Canals dry up, mangroves perish and waterlogging on the rise

Indiscriminate reclamation of stretches of Kochi backwaters and clogging of culverts are changing the ecology of Mulavukad island.

Culverts that were constructed to ensure tidal flow of water into the canals in the island has either been blocked or clogged with concrete and other construction materials. Moreover, the island has been cut off from the Kochi backwaters as the strip of water body between the island and the international transshipment container terminal road had been reclaimed.

“This has led to the drying up of canals in the island. Large stretches of mangroves on the island have also perished. This will also have an impact on the fishery resources and livelihood options of local fishermen,” said A. Ramachandran, a member of the Kerala Coastal Zone Management Authority.

Mr. Ramachandran was part of a three-member sub-committee appointed by the authority to look into complaints of illegal reclamation of parts of Kochi backwaters.

A.K. Dinakaran, president of the Mulavukad panchayat, said the clogging of channels connecting the island with the backwaters had led to heavy water logging in the area during the rains. The island has almost been cut off from the backwater system along the National Highway stretch as the culverts and drains have been clogged. The impact of tidal action on the drains and canals in the region had also been drastically reduced, he said.

Water enters the island when it rains during the high tide. As all the outlets for water have either been clogged or narrowed, the island gets inundated, affecting the families residing there. Now, there is no significant link between the island and the water body on the side of the container terminal road. The drains on the island were recently levelled, which worsened the situation, he said.

The culverts have been clogged by the concrete and other construction materials. No steps have been taken for de-clogging the culverts though the issue was taken up with the authorities. The panchayat had unsuccessfully complained to the Ernakulam District Collector and the Goshree Island Development Authority, Mr. Dinakaran said.

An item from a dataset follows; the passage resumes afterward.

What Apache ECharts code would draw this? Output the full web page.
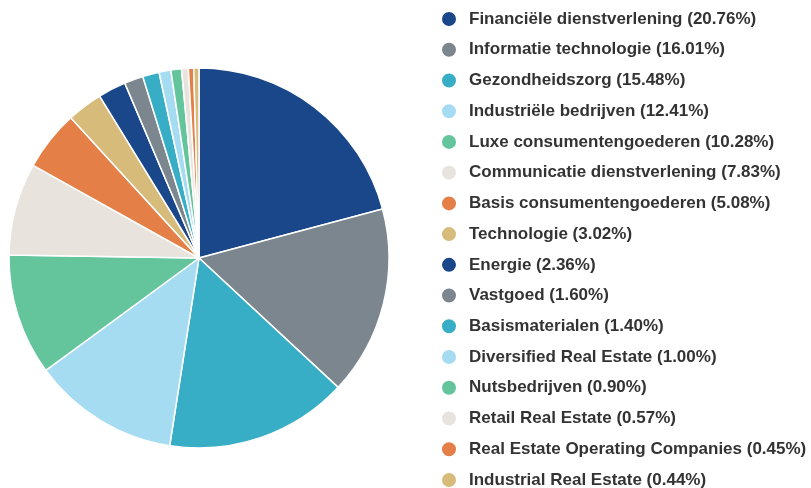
<!DOCTYPE html>
<html>
<head>
<meta charset="utf-8">
<script src="https://cdn.jsdelivr.net/npm/echarts@6/dist/echarts.min.js"></script>
<style>
  html, body { margin: 0; padding: 0; background: #fff; }
  #chart { width: 811px; height: 488px; }
</style>
</head>
<body>
<div id="chart"></div>
<script>
const names = [
  'Financiële dienstverlening', 'Informatie technologie', 'Gezondheidszorg',
  'Industriële bedrijven', 'Luxe consumentengoederen', 'Communicatie dienstverlening',
  'Basis consumentengoederen', 'Technologie', 'Energie', 'Vastgoed',
  'Basismaterialen', 'Diversified Real Estate', 'Nutsbedrijven',
  'Retail Real Estate', 'Real Estate Operating Companies', 'Industrial Real Estate'
];
const values = [20.76, 16.01, 15.48, 12.41, 10.28, 7.83, 5.08, 3.02, 2.36, 1.60, 1.40, 1.00, 0.90, 0.57, 0.45, 0.44];
const colors = ['#1a4789', '#7c868e', '#37aec5', '#a6dcf2', '#64c49c', '#e8e3dc', '#e37f47', '#d6bb7a'];

const chart = echarts.init(document.getElementById('chart'));
const option = {
  color: colors,
  animation: false,
  legend: {
    orient: 'vertical',
    left: 440,
    top: 10,
    height: 488,
    padding: 0,
    icon: 'circle',
    itemWidth: 16,
    itemHeight: 16,
    itemGap: 12.73,
    textStyle: {
      fontFamily: 'Liberation Sans, Arial, sans-serif',
      fontSize: 17,
      lineHeight: 16,
      fontWeight: 'bold',
      color: '#333',
      padding: [0, 0, 0, 7]
    },
    formatter: function (name) {
      const i = names.indexOf(name);
      return name + ' (' + values[i].toFixed(2) + '%)';
    }
  },
  series: [{
    type: 'pie',
    center: [199, 258],
    radius: [0, 190],
    startAngle: 90,
    label: { show: false },
    labelLine: { show: false },
    itemStyle: { borderColor: '#fff', borderWidth: 1.5 },
    data: names.map((n, i) => ({ name: n, value: values[i] }))
  }]
};
chart.setOption(option);
</script>
</body>
</html>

Meanwhile, the sub-committee of the authority has decided to ask for the reclamation permission issued for the container terminal road. A visit to the site revealed that large tracts of land had been developed after reclaiming the water body, said Mr. Ramachandran. Though the authority had earlier directed the District Collector to demolish the compound walls constructed on the filter ponds in the region, it has not been implemented. The authority had earlier directed the Revenue officials to demolish the compound walls and restore the area to its original condition following complaints of encroachment and illegal reclamations, he said.